-- Start of Supplied data --

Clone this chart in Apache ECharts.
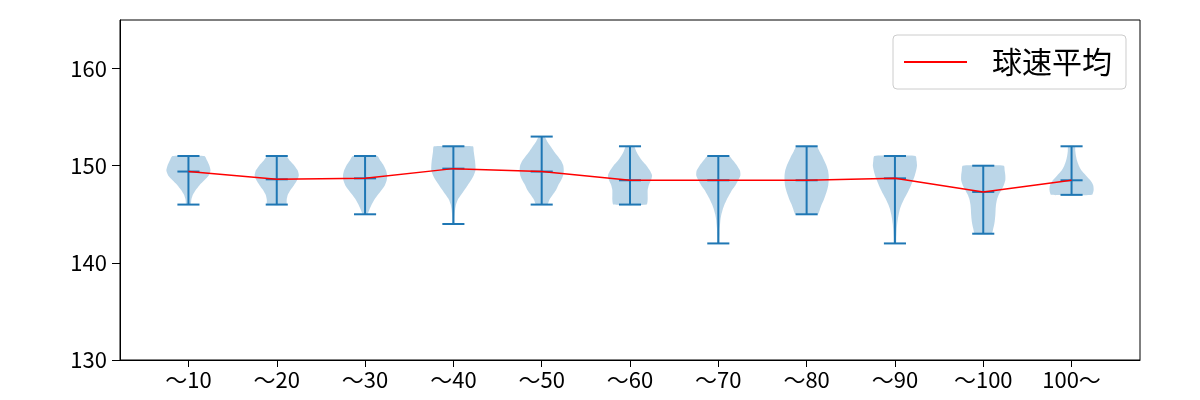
<!DOCTYPE html>
<html>
<head>
<meta charset="utf-8">
<script src="https://cdn.jsdelivr.net/npm/echarts@6/dist/echarts.min.js"></script>
<style>
html,body{margin:0;padding:0;background:#fff;}
#chart{width:1200px;height:400px;}
</style>
</head>
<body>
<div id="chart"></div>
<script>
// ---- data ----
const categories = ['～10','～20','～30','～40','～50','～60','～70','～80','～90','～100','100～'];
const speedMin  = [146, 146, 145, 144, 146, 146, 142, 145, 142, 143, 147];
const speedMax  = [151, 151, 151, 152, 153, 152, 151, 152, 151, 150, 152];
const speedMean = [149.4, 148.6, 148.7, 149.7, 149.4, 148.5, 148.5, 148.5, 148.7, 147.3, 148.5];
const yTicks = [130, 140, 150, 160];
// relative violin widths, sampled every 0.5 km/h from min to max
const density10  = [0.1,0.13,0.2,0.33,0.5,0.72,0.92,1.0,0.95,0.85,0.72];
const density20  = [0.43,0.45,0.5,0.62,0.78,0.92,1.0,0.95,0.8,0.6,0.42];
const density30  = [0.1,0.2,0.3,0.42,0.58,0.75,0.9,0.98,1.0,0.95,0.85,0.7,0.55];
const density40  = [0.05,0.05,0.06,0.08,0.12,0.2,0.35,0.5,0.65,0.8,0.92,1.0,1.0,0.98,0.95,0.92,0.88];
const density50  = [0.25,0.35,0.5,0.65,0.75,0.88,0.97,1.0,0.98,0.88,0.72,0.55,0.4,0.25,0.12];
const density60  = [0.75,0.8,0.8,0.8,0.85,0.95,1.0,0.9,0.75,0.55,0.4,0.28,0.18];
const density70  = [0.05,0.05,0.06,0.06,0.08,0.1,0.14,0.2,0.28,0.38,0.5,0.62,0.78,0.9,1.0,0.98,0.85,0.68,0.48];
const density80  = [0.5,0.6,0.68,0.78,0.86,0.93,0.98,1.0,1.0,0.97,0.9,0.8,0.7,0.58,0.45];
const density90  = [0.05,0.06,0.07,0.08,0.1,0.13,0.17,0.22,0.3,0.4,0.52,0.63,0.73,0.82,0.9,0.96,1.0,0.98,0.93];
const density100 = [0.38,0.45,0.5,0.53,0.55,0.56,0.58,0.62,0.7,0.82,0.93,1.0,1.0,0.97,0.93];
const density100p= [0.92,1.0,0.98,0.85,0.65,0.45,0.33,0.25,0.2,0.17,0.15];
const densityStep = 0.5;

const densities = [density10,density20,density30,density40,density50,density60,density70,density80,density90,density100,density100p];
const positions = categories.map((c,i)=>i+1);
const HALF_W = 0.25;   // half of violin width (widths=0.5)
const CAP_W = 0.125;   // half of cap line width
const BLUE = '#1f77b4';
const FONT = '"Noto Sans CJK JP", "Noto Sans", sans-serif';

const chart = echarts.init(document.getElementById('chart'), null, {renderer:'canvas'});

function renderViolin(params, api) {
  const i = params.dataIndex;
  const pos = positions[i];
  const d = densities[i];
  const lo = speedMin[i];
  const left = [], right = [];
  for (let j = 0; j < d.length; j++) {
    const y = lo + j * densityStep;
    left.push(api.coord([pos - HALF_W * d[j], y]));
    right.push(api.coord([pos + HALF_W * d[j], y]));
  }
  const pts = left.concat(right.reverse());
  const lineStyle = {stroke: BLUE, lineWidth: 2};
  const seg = (x1,y1,x2,y2) => {
    const a = api.coord([x1,y1]), b = api.coord([x2,y2]);
    return {type:'line', shape:{x1:a[0],y1:a[1],x2:b[0],y2:b[1]}, style:lineStyle};
  };
  return {
    type: 'group',
    children: [
      {type:'polygon', shape:{points:pts, smooth:0.2}, style:{fill:'rgba(31,119,180,0.3)', stroke:'none'}},
      seg(pos, lo, pos, speedMax[i]),
      seg(pos - CAP_W, lo, pos + CAP_W, lo),
      seg(pos - CAP_W, speedMax[i], pos + CAP_W, speedMax[i]),
      seg(pos - CAP_W, speedMean[i], pos + CAP_W, speedMean[i])
    ]
  };
}

const option = {
  animation: false,
  backgroundColor: '#fff',
  grid: {left:120, right:60, top:20, bottom:40, show:true, borderColor:'#000', borderWidth:1, backgroundColor:'transparent'},
  legend: {
    data: [{name:'球速平均', icon:'rect'}],
    left: 893, top: 35,
    itemWidth: 63, itemHeight: 2,
    padding: [10, 14, 10, 11],
    backgroundColor: 'rgba(255,255,255,0.8)',
    borderColor: '#cccccc', borderWidth: 1, borderRadius: 4,
    textStyle: {fontFamily: FONT, fontSize: 30, color:'#000', padding:[0,0,0,20], lineHeight:34}
  },
  xAxis: {
    type: 'value', min: 0.225, max: 11.775,
    splitLine: {show:false},
    axisLine: {show:true, lineStyle:{color:'#000', width:1}},
    axisTick: {show:true, length:7, customValues: positions, lineStyle:{color:'#000'}},
    axisLabel: {
      customValues: positions,
      formatter: v => categories[Math.round(v) - 1] || '',
      fontFamily: FONT, fontSize: 22, color:'#000', margin: 9
    }
  },
  yAxis: {
    type: 'value', min: 130, max: 165, interval: 10,
    splitLine: {show:false},
    axisLine: {show:true, lineStyle:{color:'#000', width:1}},
    axisTick: {show:true, length:8, customValues: yTicks, lineStyle:{color:'#000'}},
    axisLabel: {customValues: yTicks, fontFamily: FONT, fontSize: 22, color:'#000', margin: 13}
  },
  series: [
    {
      type: 'custom',
      name: 'violin',
      renderItem: renderViolin,
      data: positions.map((p,i)=>[p, speedMin[i], speedMax[i]]),
      encode: {x:0, y:[1,2]},
      silent: true,
      z: 2
    },
    {
      type: 'line',
      name: '球速平均',
      data: positions.map((p,i)=>[p, speedMean[i]]),
      showSymbol: false, symbol: 'none',
      lineStyle: {color:'#ff0000', width:1.5},
      itemStyle: {color:'#ff0000'},
      z: 3
    }
  ]
};
chart.setOption(option);
</script>
</body>
</html>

-- End of Supplied data --

Your goal:
Give every line back word for word and leave the pictures out.

Solution for this exercise:
Clone this chart in Apache ECharts.
<!DOCTYPE html>
<html>
<head>
<meta charset="utf-8">
<script src="https://cdn.jsdelivr.net/npm/echarts@6/dist/echarts.min.js"></script>
<style>
html,body{margin:0;padding:0;background:#fff;}
#chart{width:1200px;height:400px;}
</style>
</head>
<body>
<div id="chart"></div>
<script>
// ---- data ----
const categories = ['～10','～20','～30','～40','～50','～60','～70','～80','～90','～100','100～'];
const speedMin  = [146, 146, 145, 144, 146, 146, 142, 145, 142, 143, 147];
const speedMax  = [151, 151, 151, 152, 153, 152, 151, 152, 151, 150, 152];
const speedMean = [149.4, 148.6, 148.7, 149.7, 149.4, 148.5, 148.5, 148.5, 148.7, 147.3, 148.5];
const yTicks = [130, 140, 150, 160];
// relative violin widths, sampled every 0.5 km/h from min to max
const density10  = [0.1,0.13,0.2,0.33,0.5,0.72,0.92,1.0,0.95,0.85,0.72];
const density20  = [0.43,0.45,0.5,0.62,0.78,0.92,1.0,0.95,0.8,0.6,0.42];
const density30  = [0.1,0.2,0.3,0.42,0.58,0.75,0.9,0.98,1.0,0.95,0.85,0.7,0.55];
const density40  = [0.05,0.05,0.06,0.08,0.12,0.2,0.35,0.5,0.65,0.8,0.92,1.0,1.0,0.98,0.95,0.92,0.88];
const density50  = [0.25,0.35,0.5,0.65,0.75,0.88,0.97,1.0,0.98,0.88,0.72,0.55,0.4,0.25,0.12];
const density60  = [0.75,0.8,0.8,0.8,0.85,0.95,1.0,0.9,0.75,0.55,0.4,0.28,0.18];
const density70  = [0.05,0.05,0.06,0.06,0.08,0.1,0.14,0.2,0.28,0.38,0.5,0.62,0.78,0.9,1.0,0.98,0.85,0.68,0.48];
const density80  = [0.5,0.6,0.68,0.78,0.86,0.93,0.98,1.0,1.0,0.97,0.9,0.8,0.7,0.58,0.45];
const density90  = [0.05,0.06,0.07,0.08,0.1,0.13,0.17,0.22,0.3,0.4,0.52,0.63,0.73,0.82,0.9,0.96,1.0,0.98,0.93];
const density100 = [0.38,0.45,0.5,0.53,0.55,0.56,0.58,0.62,0.7,0.82,0.93,1.0,1.0,0.97,0.93];
const density100p= [0.92,1.0,0.98,0.85,0.65,0.45,0.33,0.25,0.2,0.17,0.15];
const densityStep = 0.5;

const densities = [density10,density20,density30,density40,density50,density60,density70,density80,density90,density100,density100p];
const positions = categories.map((c,i)=>i+1);
const HALF_W = 0.25;   // half of violin width (widths=0.5)
const CAP_W = 0.125;   // half of cap line width
const BLUE = '#1f77b4';
const FONT = '"Noto Sans CJK JP", "Noto Sans", sans-serif';

const chart = echarts.init(document.getElementById('chart'), null, {renderer:'canvas'});

function renderViolin(params, api) {
  const i = params.dataIndex;
  const pos = positions[i];
  const d = densities[i];
  const lo = speedMin[i];
  const left = [], right = [];
  for (let j = 0; j < d.length; j++) {
    const y = lo + j * densityStep;
    left.push(api.coord([pos - HALF_W * d[j], y]));
    right.push(api.coord([pos + HALF_W * d[j], y]));
  }
  const pts = left.concat(right.reverse());
  const lineStyle = {stroke: BLUE, lineWidth: 2};
  const seg = (x1,y1,x2,y2) => {
    const a = api.coord([x1,y1]), b = api.coord([x2,y2]);
    return {type:'line', shape:{x1:a[0],y1:a[1],x2:b[0],y2:b[1]}, style:lineStyle};
  };
  return {
    type: 'group',
    children: [
      {type:'polygon', shape:{points:pts, smooth:0.2}, style:{fill:'rgba(31,119,180,0.3)', stroke:'none'}},
      seg(pos, lo, pos, speedMax[i]),
      seg(pos - CAP_W, lo, pos + CAP_W, lo),
      seg(pos - CAP_W, speedMax[i], pos + CAP_W, speedMax[i]),
      seg(pos - CAP_W, speedMean[i], pos + CAP_W, speedMean[i])
    ]
  };
}

const option = {
  animation: false,
  backgroundColor: '#fff',
  grid: {left:120, right:60, top:20, bottom:40, show:true, borderColor:'#000', borderWidth:1, backgroundColor:'transparent'},
  legend: {
    data: [{name:'球速平均', icon:'rect'}],
    left: 893, top: 35,
    itemWidth: 63, itemHeight: 2,
    padding: [10, 14, 10, 11],
    backgroundColor: 'rgba(255,255,255,0.8)',
    borderColor: '#cccccc', borderWidth: 1, borderRadius: 4,
    textStyle: {fontFamily: FONT, fontSize: 30, color:'#000', padding:[0,0,0,20], lineHeight:34}
  },
  xAxis: {
    type: 'value', min: 0.225, max: 11.775,
    splitLine: {show:false},
    axisLine: {show:true, lineStyle:{color:'#000', width:1}},
    axisTick: {show:true, length:7, customValues: positions, lineStyle:{color:'#000'}},
    axisLabel: {
      customValues: positions,
      formatter: v => categories[Math.round(v) - 1] || '',
      fontFamily: FONT, fontSize: 22, color:'#000', margin: 9
    }
  },
  yAxis: {
    type: 'value', min: 130, max: 165, interval: 10,
    splitLine: {show:false},
    axisLine: {show:true, lineStyle:{color:'#000', width:1}},
    axisTick: {show:true, length:8, customValues: yTicks, lineStyle:{color:'#000'}},
    axisLabel: {customValues: yTicks, fontFamily: FONT, fontSize: 22, color:'#000', margin: 13}
  },
  series: [
    {
      type: 'custom',
      name: 'violin',
      renderItem: renderViolin,
      data: positions.map((p,i)=>[p, speedMin[i], speedMax[i]]),
      encode: {x:0, y:[1,2]},
      silent: true,
      z: 2
    },
    {
      type: 'line',
      name: '球速平均',
      data: positions.map((p,i)=>[p, speedMean[i]]),
      showSymbol: false, symbol: 'none',
      lineStyle: {color:'#ff0000', width:1.5},
      itemStyle: {color:'#ff0000'},
      z: 3
    }
  ]
};
chart.setOption(option);
</script>
</body>
</html>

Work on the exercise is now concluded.